Can’t Get Enough :: All-Star-Blues mit Stephen Stills und Kenny Wayne Shepherd
Ein schnelles Album mit Musikern, die vorher so noch nie gemeinsam im Studio waren, bluesfundiert, aber nicht fixiert, Originale und Covers im Mix: Oberflächlich betrachtet, mutet „Can’t Get Enough“ wie eine sehr späte Fortsetzung von Stephen Stills‘ legendärer „Supersession“ mit Al Kooper an, zumal mit Barry Goldberg ein weiterer Zeitzeuge mitmischt. Der Keyboarder aus Chicago spielte 1968 auf zwei Stücken, auf denen Stills allerdings nicht spielte. So wie dieser ja damals auch nicht mit Mike Bloomfield gespielt hatte, sondern nur für ihn, nachdem der andere Gitarrist den zweiten Session-Tag gesundheitsbedingt sausen lassen musste.
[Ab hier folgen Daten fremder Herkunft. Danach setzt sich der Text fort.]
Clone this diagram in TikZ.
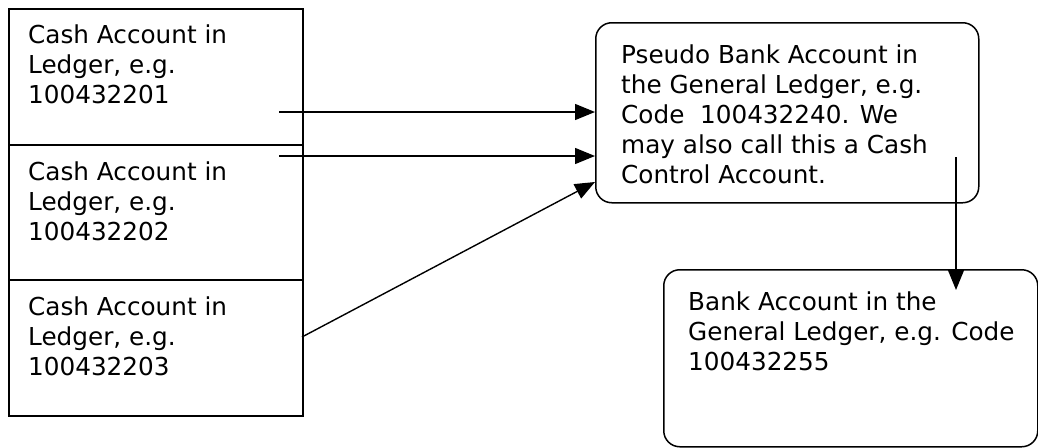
\documentclass[tikz,border=0pt]{standalone}
\usepackage{fontspec}
\setmainfont{DejaVu Sans}
\usetikzlibrary{arrows.meta}
\begin{document}
\begin{tikzpicture}[x=1pt,y=-1pt,
  box/.style={draw, line width=1.5pt, inner sep=0pt, anchor=north west},
  rbox/.style={box, rounded corners=16pt},
  txt/.style={anchor=north west, inner sep=0pt, align=left, font=\fontsize{24.7}{30}\selectfont},
  conn/.style={line width=1.4pt, -{Triangle[length=20pt,width=16pt]}}]
\useasboundingbox (0,0) rectangle (1038,447);
% left boxes
\node[box, minimum width=294pt, minimum height=136pt] (c1) at (8,8) {};
\node[box, minimum width=294pt, minimum height=135pt] (c2) at (8,144) {};
\node[box, minimum width=294pt, minimum height=136pt] (c3) at (8,279) {};
\node[txt] (t1) at (28,24.2) {Cash Account in\\Ledger, e.g.\\100432201};
\node[txt] (t2) at (28,161.2) {Cash Account in\\Ledger, e.g.\\100432202};
\node[txt] (t3) at (28,296.2) {Cash Account in\\Ledger, e.g.\\100432203};
% pseudo bank account
\node[rbox, minimum width=383pt, minimum height=180pt] (p) at (595,22) {};
\node[txt] (tp) at (621,44.2) {Pseudo Bank Account in\\the General Ledger, e.g.\\Code\ \ 100432240. We\\may also call this a Cash\\Control Account.};
% bank account
\node[rbox, minimum width=374pt, minimum height=177pt] (b) at (663,269) {};
\node[txt] (tb) at (688,291.2) {Bank Account in the\\General Ledger, e.g. Code\\100432255};
% connector endpoints
\coordinate (s1) at (279,112);
\coordinate (s2) at (279,156);
\coordinate (s3) at (302,337);
\coordinate (e3) at (595,182);
\coordinate (s4) at (956,157);
\coordinate (e4) at (956,290);
\draw[conn] (s1) -- (s1 -| p.west);
\draw[conn] (s2) -- (s2 -| p.west);
\draw[conn] (s3) -- (e3);
\draw[conn] (s4) -- (e4);
\end{tikzpicture}
\end{document}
Mit dem jetzt auch schon 36-jährigen Ex-Gitarrenwunderjungen Kenny Wayne Shepherd hat Stills für The Rides nun einen echten und offenbar inspirierenden Spielgefährten gefunden. Die Verve und der Esprit, mit denen er sich hier gleich in das Swamp-Abenteuer „Mississippi Road House“ und später in den Slow-Blues „Can’t Get Enough Of Loving You“ oder das wütende „Word Game“ stürzt, lassen jedenfalls den Schluss zu, das Stills‘ Enthusiasmus für dieses durch Kevin McCormick (Bass) und den herrlich stoischen Chris Layton (einst Stevie Ray Vaughans, jetzt Shepherds Drummer) unterstützte Trio mehr ist als heiße PR-Luft, die nur der Hitze des Moments geschuldete Prosa wie „die Bluesband meiner Träume“ oder gar „die magischste Erfahrung meines Lebens“ hervorbringt. Stimmlich ist Stills zwar nicht mehr ganz auf alter Höhe. Aber gerade die Note, die er dann doch nicht mehr ganz kriegt, macht so ein verletzliches Resümee wie „Don’t Want Lies“ umso anrührender.
Mit kernig, aber nicht zu exzessiv zelebrierten Klassikern von Willie Dixon („Talk To Me Baby“) und Muddy Waters („Honey Bee“) kann nichts schiefgehen, und Stephen Stills mal mit Neil Youngs „Rockin‘ In The Free World“ zu hören, ist auch ganz schön. So steht nur das Stooges-Cover „Search &Destroy“ richtig deplatziert in der Gegend rum, zumal Shepherd den Brachial-Song nicht wirklich singen kann. Vielleicht sollte ein Repertoire-Ausreißer her, so wie damals mit Al Kooper diese nach wie vor unfassbare Mega-Version von Donovans „Season Of The Witch“. Doch das stärkere Band-Feeling, das The Rides auf „Can’t Get Enough“ verströmen, musste wohl einfach auf Kosten all der schönen Exzentrik einer „Supersession“ alter Schule gehen.